E ainda que muitos elementos possam criar paralelos com O Tigre e o Dragão ou Herói para nós, ocidentais, por exemplo, esta é uma série sul-coreana, que apresenta contextos que para a maioria serão novidade, mesmo que reconhecíveis, mas sem o viés fantástico ou absurdista (então nada de pessoas planando ou lutando kung-fu com maestria; malemá usam a espada com o mínimo de habilidade – verossimilhança é um ponto-chave aqui).
A trama
Tão pé no chão quanto Game of Thrones se propôs a ser, Kingdom deixa o surto como pano de fundo (mas não tão secundário quanto em The Walking Dead) para explorar o jogo político entre o protagonista e sua impiedosa Família Real e seus aliados, capazes de tudo para se manterem no poder; a medida que também coloca Chang para crescer além da nobreza. Este príncipe herdeiro vai de um monarca mimado e arrogante, que usava seu título como recurso, para um governante genuinamente preocupado com o povo. Isso sem abandonar alguns de seus trejeitos, ajudando a passar credibilidade para a transformação e fortalecendo sua caracterização.
Dessa maneira, o roteirista Kim Eun-hee estabelece o protagonista de maneira sólida e crível. Faz o público sentir empatia pelo personagem interpretado por Ji-Hoon Ju, que junto de seu guarda-costas Muyeong (o ótimo Sang-ho Kim), ganha a telinha com carisma na dose certa.
Enquanto outras obras do gênero tratam o levante dos mortos como o apocalipse social, aqui o tema serve como reforço para evidenciar as estruturas sociais e hierarquias que existem. Cria-se um distanciamento ainda maior entre a realeza e os pobres. Uma está segura nas capitais e lida com um engenhoso jogo dos tronos, que tem sua própria subtrama repleta de surpresas.

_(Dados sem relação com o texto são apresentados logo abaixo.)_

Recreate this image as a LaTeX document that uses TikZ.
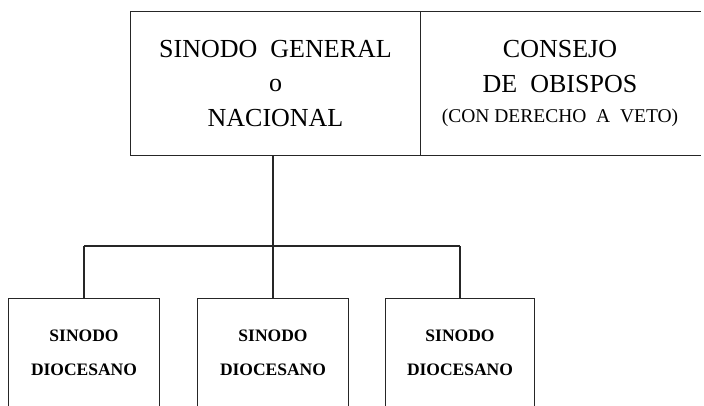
\documentclass[tikz,border=0pt]{standalone}
\usepackage{fontspec}
\setmainfont{Liberation Serif}
\usepackage{tikz}

\begin{document}
\begin{tikzpicture}[x=1pt,y=-1pt,line width=1.1pt,draw=black!85]
		\tikzstyle{topbox}=[inner sep=0pt,minimum height=143pt,align=center,font=\fontsize{26}{34.5}\selectfont]
		\tikzstyle{diobox}=[inner sep=0pt,minimum width=150pt,minimum height=107pt,align=center,font=\fontsize{17.5}{34}\selectfont\bfseries]
		\tikzstyle{side}=[line width=1.4pt]
		\useasboundingbox (0,0) rectangle (704,406);

		% upper level
		\node[topbox,minimum width=289pt] (gen) at (275.5,83.5) {SINODO\ \ GENERAL\\o\\NACIONAL};
		\node[topbox,minimum width=280pt] (obis) at (560,83.5) {CONSEJO\\DE\ \ OBISPOS\\[-4pt]{\fontsize{19.5}{24}\selectfont (CON\ DERECHO\ \ A\ \ VETO)}};
		\draw (gen.north west) -- (obis.north east);
		\draw (gen.south west) -- (obis.south east);
		\draw[line width=0.8pt] (gen.north west) -- (gen.south west);
		\draw (gen.north east) -- (gen.south east);

		% lower level
		\node[diobox] (dio1) at (84,352.5) {SINODO\\DIOCESANO};
		\node[diobox] (dio2) at (273,352.5) {SINODO\\DIOCESANO};
		\node[diobox,minimum width=148pt] (dio3) at (460,352.5) {SINODO\\DIOCESANO};
		\foreach \d in {dio1,dio2,dio3}{
			\draw (\d.north west) -- (\d.north east);
			\draw[side] (\d.north west) -- (\d.south west);
			\draw[side] (\d.north east) -- (\d.south east);
		}

		% connectors
		\coordinate (fork) at (273,246);
		\draw (dio2.north |- gen.south) -- (fork);
		\draw (dio1.north |- fork) -- (dio3.north |- fork);
		\draw (dio1.north |- fork) -- (dio1.north);
		\draw (fork) -- (dio2.north);
		\draw (dio3.north |- fork) -- (dio3.north);
\end{tikzpicture}
\end{document}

A outra morre aos milhares em cada ataque ou pela fome, que é muitas vezes responsável pelo coração do enredo.
O que esperar de Kingdom
Evidente também são os paralelismos criados a partir daquele período histórico, conhecido pelos conflitos entre Coreia e Japão. O que serve então como metáfora para o impacto da guerra, de um jeito funcional enquanto elemento narrativo. No mais, o único ponto que não funciona é o humor. Mas ele aparece tão pouco, que você nem notará quando chegar.

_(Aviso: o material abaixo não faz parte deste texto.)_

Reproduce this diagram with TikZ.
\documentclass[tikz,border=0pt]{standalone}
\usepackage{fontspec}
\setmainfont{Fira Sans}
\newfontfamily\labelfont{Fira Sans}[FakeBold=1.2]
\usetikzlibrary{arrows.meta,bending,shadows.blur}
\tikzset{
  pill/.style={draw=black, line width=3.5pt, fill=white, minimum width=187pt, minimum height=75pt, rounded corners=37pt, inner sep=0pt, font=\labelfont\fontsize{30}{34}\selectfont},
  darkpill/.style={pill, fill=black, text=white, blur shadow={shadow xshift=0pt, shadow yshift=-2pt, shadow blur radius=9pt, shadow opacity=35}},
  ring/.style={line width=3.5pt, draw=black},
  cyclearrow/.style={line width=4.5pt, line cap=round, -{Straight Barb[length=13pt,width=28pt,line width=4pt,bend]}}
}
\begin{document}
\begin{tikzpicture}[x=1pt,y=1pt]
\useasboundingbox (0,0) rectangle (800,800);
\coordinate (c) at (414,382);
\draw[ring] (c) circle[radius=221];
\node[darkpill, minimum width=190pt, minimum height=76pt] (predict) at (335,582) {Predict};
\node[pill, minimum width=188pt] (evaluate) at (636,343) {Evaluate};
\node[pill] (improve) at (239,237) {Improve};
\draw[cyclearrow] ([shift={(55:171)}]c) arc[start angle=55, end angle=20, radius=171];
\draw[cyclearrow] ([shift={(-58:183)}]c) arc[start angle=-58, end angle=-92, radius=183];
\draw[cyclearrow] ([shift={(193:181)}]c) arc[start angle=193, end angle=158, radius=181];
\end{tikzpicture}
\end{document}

A dramaturgia encontra uma direção inspirada nas mãos de Kim Seong-hun. Ela trabalha cada reviravolta do roteiro com engenhosidade e sutileza. Se mantém dentro do contexto, nunca parecendo uma saída fácil ou forçada. As ideias são muito bem sacadas. Desde dar uma maquiagem honestamente grotesca para os mortos-vivos, como também usar de contorcionistas para interpretá-los, fazendo com que sua linguagem corporal seja inumana, mas ainda crível. Ou do gatilho da trama ser através de um aberrante canibalismo involuntário; de fazer com que os mortos ataquem somente à noite, permitindo assim que os sobreviventes possam armar novas estratégias durante o dia (e dar fôlego a história, com outras nuances).

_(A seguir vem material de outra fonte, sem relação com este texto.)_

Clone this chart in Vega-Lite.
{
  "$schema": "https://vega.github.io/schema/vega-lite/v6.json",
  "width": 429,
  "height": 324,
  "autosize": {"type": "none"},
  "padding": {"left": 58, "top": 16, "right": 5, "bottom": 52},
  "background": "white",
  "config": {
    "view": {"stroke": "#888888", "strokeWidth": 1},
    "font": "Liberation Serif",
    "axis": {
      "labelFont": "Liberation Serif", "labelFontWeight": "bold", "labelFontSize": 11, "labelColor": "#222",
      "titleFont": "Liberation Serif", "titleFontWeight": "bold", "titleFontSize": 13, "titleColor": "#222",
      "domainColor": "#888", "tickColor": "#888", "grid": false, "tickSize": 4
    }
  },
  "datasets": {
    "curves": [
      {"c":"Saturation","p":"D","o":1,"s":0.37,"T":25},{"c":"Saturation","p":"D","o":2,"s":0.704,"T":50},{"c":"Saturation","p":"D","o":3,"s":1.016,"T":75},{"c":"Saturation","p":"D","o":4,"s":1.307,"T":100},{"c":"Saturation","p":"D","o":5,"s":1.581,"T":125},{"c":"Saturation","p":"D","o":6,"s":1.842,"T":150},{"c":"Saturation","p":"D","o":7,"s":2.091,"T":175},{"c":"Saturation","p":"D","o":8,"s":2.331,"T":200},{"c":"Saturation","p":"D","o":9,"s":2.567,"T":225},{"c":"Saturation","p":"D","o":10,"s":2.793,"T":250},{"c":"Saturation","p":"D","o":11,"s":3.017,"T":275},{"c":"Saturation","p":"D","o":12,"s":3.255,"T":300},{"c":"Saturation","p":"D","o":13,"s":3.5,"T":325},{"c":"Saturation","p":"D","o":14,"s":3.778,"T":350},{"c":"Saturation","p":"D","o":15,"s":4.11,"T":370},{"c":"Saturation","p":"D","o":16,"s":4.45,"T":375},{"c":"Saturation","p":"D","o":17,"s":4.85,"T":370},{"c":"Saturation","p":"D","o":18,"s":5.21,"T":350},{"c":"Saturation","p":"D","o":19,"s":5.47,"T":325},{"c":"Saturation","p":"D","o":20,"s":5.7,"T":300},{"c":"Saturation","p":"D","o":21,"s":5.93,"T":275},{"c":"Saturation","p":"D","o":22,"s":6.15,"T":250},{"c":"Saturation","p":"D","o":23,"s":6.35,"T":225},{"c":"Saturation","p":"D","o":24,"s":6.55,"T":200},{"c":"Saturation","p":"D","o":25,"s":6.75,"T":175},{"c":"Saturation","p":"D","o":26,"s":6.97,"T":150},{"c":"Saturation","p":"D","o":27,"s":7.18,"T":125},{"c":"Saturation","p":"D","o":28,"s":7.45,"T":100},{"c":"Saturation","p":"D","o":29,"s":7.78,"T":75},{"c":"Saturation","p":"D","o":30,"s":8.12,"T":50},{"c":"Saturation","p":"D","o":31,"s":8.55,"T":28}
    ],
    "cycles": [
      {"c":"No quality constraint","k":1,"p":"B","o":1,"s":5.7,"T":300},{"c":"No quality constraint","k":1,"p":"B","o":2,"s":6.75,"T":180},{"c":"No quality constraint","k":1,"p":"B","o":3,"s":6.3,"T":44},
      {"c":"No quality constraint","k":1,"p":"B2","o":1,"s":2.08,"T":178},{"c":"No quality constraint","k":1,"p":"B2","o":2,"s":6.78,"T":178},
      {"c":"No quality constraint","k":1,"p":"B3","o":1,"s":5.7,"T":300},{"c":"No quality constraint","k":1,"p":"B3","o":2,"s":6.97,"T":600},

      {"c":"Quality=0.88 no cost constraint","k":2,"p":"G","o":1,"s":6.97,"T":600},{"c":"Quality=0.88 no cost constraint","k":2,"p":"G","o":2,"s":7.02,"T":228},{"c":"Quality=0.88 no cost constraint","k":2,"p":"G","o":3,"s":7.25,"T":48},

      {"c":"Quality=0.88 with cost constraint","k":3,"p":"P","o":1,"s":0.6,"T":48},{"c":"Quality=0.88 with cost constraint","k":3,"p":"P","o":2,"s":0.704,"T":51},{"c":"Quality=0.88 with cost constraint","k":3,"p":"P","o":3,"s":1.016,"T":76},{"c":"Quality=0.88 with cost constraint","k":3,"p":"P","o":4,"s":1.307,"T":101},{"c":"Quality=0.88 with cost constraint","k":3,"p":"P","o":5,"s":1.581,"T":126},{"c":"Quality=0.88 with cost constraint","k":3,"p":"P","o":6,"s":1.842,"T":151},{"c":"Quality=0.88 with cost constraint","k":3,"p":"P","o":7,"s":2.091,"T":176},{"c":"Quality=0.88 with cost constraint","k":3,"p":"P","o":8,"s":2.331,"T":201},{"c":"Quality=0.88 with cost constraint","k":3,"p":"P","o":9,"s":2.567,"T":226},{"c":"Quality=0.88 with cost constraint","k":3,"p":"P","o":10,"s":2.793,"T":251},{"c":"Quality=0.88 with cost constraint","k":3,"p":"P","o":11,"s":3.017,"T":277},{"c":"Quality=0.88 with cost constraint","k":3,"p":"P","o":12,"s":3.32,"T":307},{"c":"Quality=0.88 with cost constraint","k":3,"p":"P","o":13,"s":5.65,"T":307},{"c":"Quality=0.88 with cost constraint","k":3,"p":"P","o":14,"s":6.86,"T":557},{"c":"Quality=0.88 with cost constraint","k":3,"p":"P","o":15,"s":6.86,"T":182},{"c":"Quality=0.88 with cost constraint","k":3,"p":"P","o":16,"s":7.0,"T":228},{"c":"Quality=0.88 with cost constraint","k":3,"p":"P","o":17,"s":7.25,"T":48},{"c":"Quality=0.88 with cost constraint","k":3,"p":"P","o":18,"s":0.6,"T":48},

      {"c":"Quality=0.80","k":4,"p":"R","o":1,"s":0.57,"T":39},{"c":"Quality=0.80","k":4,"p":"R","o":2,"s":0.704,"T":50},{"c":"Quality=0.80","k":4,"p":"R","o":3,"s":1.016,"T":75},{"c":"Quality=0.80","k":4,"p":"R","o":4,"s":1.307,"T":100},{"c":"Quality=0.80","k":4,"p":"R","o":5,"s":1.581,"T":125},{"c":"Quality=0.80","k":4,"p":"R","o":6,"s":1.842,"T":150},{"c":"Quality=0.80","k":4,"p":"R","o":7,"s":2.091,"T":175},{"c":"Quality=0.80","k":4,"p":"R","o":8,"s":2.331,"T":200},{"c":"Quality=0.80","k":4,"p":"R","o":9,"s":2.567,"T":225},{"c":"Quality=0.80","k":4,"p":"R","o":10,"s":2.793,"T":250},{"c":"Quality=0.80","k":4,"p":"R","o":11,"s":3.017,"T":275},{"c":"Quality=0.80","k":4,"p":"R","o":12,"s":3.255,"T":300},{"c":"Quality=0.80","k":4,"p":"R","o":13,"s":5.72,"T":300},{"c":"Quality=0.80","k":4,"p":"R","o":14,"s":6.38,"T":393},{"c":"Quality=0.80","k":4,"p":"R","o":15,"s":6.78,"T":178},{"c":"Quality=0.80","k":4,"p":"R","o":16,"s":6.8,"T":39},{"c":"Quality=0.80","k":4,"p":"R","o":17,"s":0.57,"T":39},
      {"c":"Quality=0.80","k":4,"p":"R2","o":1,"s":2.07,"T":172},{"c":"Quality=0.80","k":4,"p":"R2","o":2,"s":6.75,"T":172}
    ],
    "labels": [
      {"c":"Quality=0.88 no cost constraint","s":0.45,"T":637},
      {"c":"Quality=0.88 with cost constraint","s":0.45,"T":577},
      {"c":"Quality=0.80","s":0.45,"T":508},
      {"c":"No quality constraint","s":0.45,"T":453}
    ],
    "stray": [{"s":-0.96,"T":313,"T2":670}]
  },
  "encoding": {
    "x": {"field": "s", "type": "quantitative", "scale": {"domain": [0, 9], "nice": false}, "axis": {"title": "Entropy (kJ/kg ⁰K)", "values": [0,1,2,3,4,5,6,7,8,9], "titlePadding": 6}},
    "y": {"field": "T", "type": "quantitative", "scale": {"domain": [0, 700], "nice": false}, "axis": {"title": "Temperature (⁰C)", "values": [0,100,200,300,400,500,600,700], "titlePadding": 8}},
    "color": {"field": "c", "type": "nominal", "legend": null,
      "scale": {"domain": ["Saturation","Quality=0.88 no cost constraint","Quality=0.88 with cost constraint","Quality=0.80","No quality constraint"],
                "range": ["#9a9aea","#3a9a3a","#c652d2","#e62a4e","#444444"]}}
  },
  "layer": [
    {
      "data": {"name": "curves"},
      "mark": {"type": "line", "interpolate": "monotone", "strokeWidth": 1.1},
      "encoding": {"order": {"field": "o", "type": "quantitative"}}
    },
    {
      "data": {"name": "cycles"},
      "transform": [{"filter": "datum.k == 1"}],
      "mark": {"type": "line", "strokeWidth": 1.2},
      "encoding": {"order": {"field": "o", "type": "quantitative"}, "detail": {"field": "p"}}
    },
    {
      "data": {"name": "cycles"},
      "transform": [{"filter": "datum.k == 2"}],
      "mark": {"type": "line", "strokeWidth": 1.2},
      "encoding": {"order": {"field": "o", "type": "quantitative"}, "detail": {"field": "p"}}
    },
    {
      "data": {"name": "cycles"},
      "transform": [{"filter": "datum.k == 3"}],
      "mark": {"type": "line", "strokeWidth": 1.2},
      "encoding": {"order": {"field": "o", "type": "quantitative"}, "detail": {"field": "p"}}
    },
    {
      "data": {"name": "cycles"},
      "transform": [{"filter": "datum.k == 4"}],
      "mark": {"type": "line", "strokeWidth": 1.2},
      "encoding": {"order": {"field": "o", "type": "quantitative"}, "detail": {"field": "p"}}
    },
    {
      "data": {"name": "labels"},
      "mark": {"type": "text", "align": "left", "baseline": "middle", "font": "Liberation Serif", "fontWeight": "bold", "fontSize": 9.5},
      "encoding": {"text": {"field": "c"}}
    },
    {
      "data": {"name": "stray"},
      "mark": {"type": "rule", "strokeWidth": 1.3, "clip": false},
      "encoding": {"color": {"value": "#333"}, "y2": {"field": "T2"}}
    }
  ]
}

Em paralelo a isso, temos os jogos de poder se desenvolvendo na realeza, que são uma ameaça tão grande quanto os monstros, e um núcleo interessantíssimo responsável por outra parcela das grandes surpresas da série – tanto relacionado a prole da Rainha Cho (assumido pela contida Kim Hye-jun), quanto das verdadeiras e terríveis intenções de seu pai, o Ministro Cho Hak-jo (o assustador Ryu Seung-ryong), a medida que surgem indícios de um traidor no grupo rebelde.
Uma série diferente
Sem nunca perder o fôlego, o roteiro sabe injetar energia e criatividade na trama. Traz novos elementos, de certa forma pré-estabelecidos em outros momentos, para não soarem deus ex-machina. Fornecendo assim um entretenimento de primeira para fãs de terror, que buscavam uma produção um pouco fora da caixa.
A mistura de guerra em período histórico em um cenário asiático com surto de mortos-vivos, torna Kingdom uma série singular. São certeiros os 6 episódios dessa história que merece ser acompanhada por toda sua qualidade técnica e fotográfica. Definitivamente você nunca viu algo assim antes. E por aqui o inverno também está chegando.